Formation of the cosmic-ray halo: Galactic spectrum of primary cosmic rays

TL;DR

This paper presents a self-consistent one-dimensional model of the Galactic cosmic-ray halo that explains its size and spectrum without relying heavily on MHD turbulence, matching observed spectral features.

Contribution

It introduces a novel mechanism where increasing Alfven velocity with distance causes turbulent redshift, shaping the cosmic-ray halo and spectrum.

Findings

The model reproduces the spectral break at ~0.6 TeV.

The calculated spectrum aligns with observations up to ~10 TeV.

Halo size depends on energy, transitioning from diffusion to advection.

Abstract

A self-consistent model of a one-dimensional cosmic-ray (CR) halo around the Galactic disk is formulated with the restriction to a minimum number of free parameters.
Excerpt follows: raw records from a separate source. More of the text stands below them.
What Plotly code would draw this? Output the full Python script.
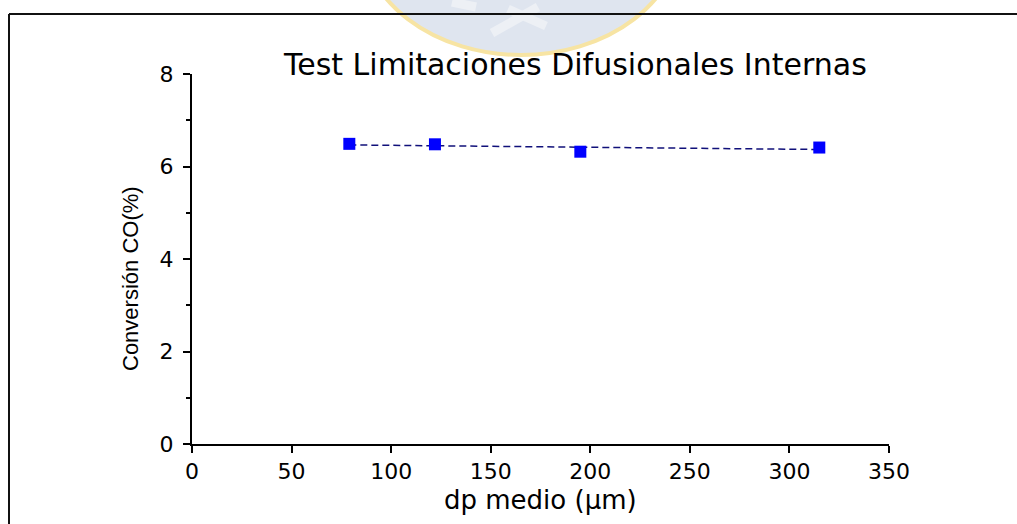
import numpy as np
import plotly.graph_objects as go

# Mean particle diameter (µm) and CO conversion (%)
dp_medio = [79, 122, 195, 315]
conversion_co = [6.49, 6.48, 6.32, 6.41]

x_ticks = [0, 50, 100, 150, 200, 250, 300, 350]
y_ticks = [0, 2, 4, 6, 8]

# Least-squares trend line through the measured points
slope, intercept = np.polyfit(dp_medio, conversion_co, 1)
x_fit = [min(dp_medio), max(dp_medio)]
y_fit = [slope * x + intercept for x in x_fit]

W, H = 1017, 524
L, R, T, B = 192, 128, 74, 80


def px(x):
    return (x - L) / (W - L - R)


def py(y):
    return (H - B - y) / (H - T - B)


fig = go.Figure()

fig.add_trace(go.Scatter(
    x=x_fit, y=y_fit, mode="lines",
    line=dict(color="#10107a", width=1.5, dash="7px,4px"),
    hoverinfo="skip", showlegend=False,
))

fig.add_trace(go.Scatter(
    x=dp_medio, y=conversion_co, mode="markers",
    marker=dict(symbol="square", size=12, color="#0000ff",
                line=dict(width=0)),
    showlegend=False,
))

tick_font = dict(family="DejaVu Sans", size=22, color="#000000")

fig.update_layout(
    width=W, height=H,
    margin=dict(l=L, r=R, t=T, b=B),
    paper_bgcolor="white", plot_bgcolor="white",
    xaxis=dict(
        range=[0, 350], tickvals=x_ticks, ticktext=[str(v) for v in x_ticks],
        showline=True, linecolor="#000000", linewidth=2,
        ticks="outside", ticklen=7, tickwidth=2, tickcolor="#000000",
        showgrid=False, zeroline=False, tickfont=tick_font,
    ),
    yaxis=dict(
        range=[0, 8], tickvals=y_ticks, ticktext=[str(v) for v in y_ticks],
        showline=True, linecolor="#000000", linewidth=2,
        ticks="outside", ticklen=7, tickwidth=2, tickcolor="#000000",
        ticklabelstandoff=5,
        minor=dict(dtick=1, ticks="outside", ticklen=4, tickwidth=1.5,
                   tickcolor="#000000", showgrid=False),
        showgrid=False, zeroline=False, tickfont=tick_font,
    ),
)

# Faint crest in the page background
fig.add_shape(type="circle", xref="paper", yref="paper", layer="below",
              x0=px(361), x1=px(681), y0=py(-190), y1=py(55),
              fillcolor="#dfe5ef", line=dict(color="#f7e4a3", width=4))
for (xa, ya, xb, yb) in [(492, 33, 538, 7), (508, 9, 546, 26), (452, 2, 476, 7)]:
    fig.add_shape(type="line", xref="paper", yref="paper", layer="below",
                  x0=px(xa), y0=py(ya), x1=px(xb), y1=py(yb),
                  line=dict(color="#edf0f5", width=9))

# Page frame
fig.add_shape(type="line", xref="paper", yref="paper",
              x0=px(9), y0=py(14), x1=px(1020), y1=py(14),
              line=dict(color="#111111", width=2))
fig.add_shape(type="line", xref="paper", yref="paper",
              x0=px(9), y0=py(14), x1=px(9), y1=py(530),
              line=dict(color="#111111", width=2))

fig.add_annotation(text="Test Limitaciones Difusionales Internas",
                   xref="paper", yref="paper", x=px(575), y=py(64),
                   xanchor="center", yanchor="middle", showarrow=False,
                   font=dict(family="DejaVu Sans", size=30, color="#000000"))
fig.add_annotation(text="dp medio (μm)",
                   xref="paper", yref="paper", x=px(540), y=py(500),
                   xanchor="center", yanchor="middle", showarrow=False,
                   font=dict(family="DejaVu Sans", size=26, color="#000000"))
fig.add_annotation(text="Conversión CO(%)", textangle=-90,
                   xref="paper", yref="paper", x=px(130), y=py(279),
                   xanchor="center", yanchor="middle", showarrow=False,
                   font=dict(family="Liberation Sans", size=22, color="#000000"))

fig.write_html("out.html")
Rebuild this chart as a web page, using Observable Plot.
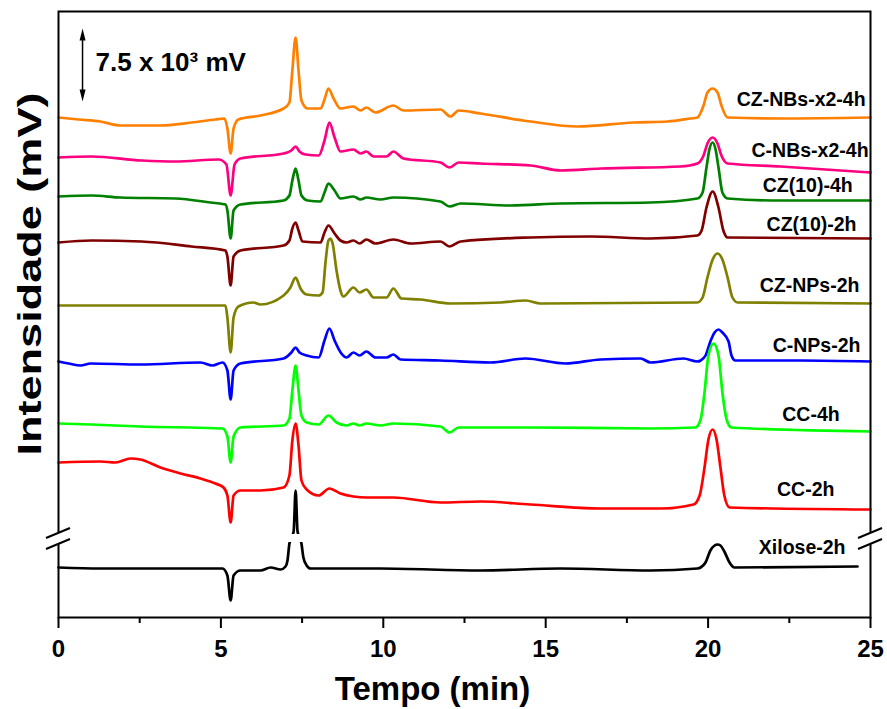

It is demonstrated that the turbulent cascade of MHD waves does not necessarily play an essential role in the halo formation. Instead, an increase of the Alfven velocity with distance to the disk leads to an efficient generic mechanism of the turbulent redshift, enhancing CR scattering by the self-generated MHD waves. As a result, the calculated size of the CR halo at lower energies is determined by the halo sheath, an energy-dependent region around the disk beyond which the CR escape becomes purely advective. At sufficiently high energies, the halo size is set by the characteristic thickness of the ionized gas distribution. The calculated Galactic spectrum of protons shows a remarkable agreement with observations, reproducing the position of spectral break at ~ 0.6 TeV and the spectral shape up to ~ 10 TeV.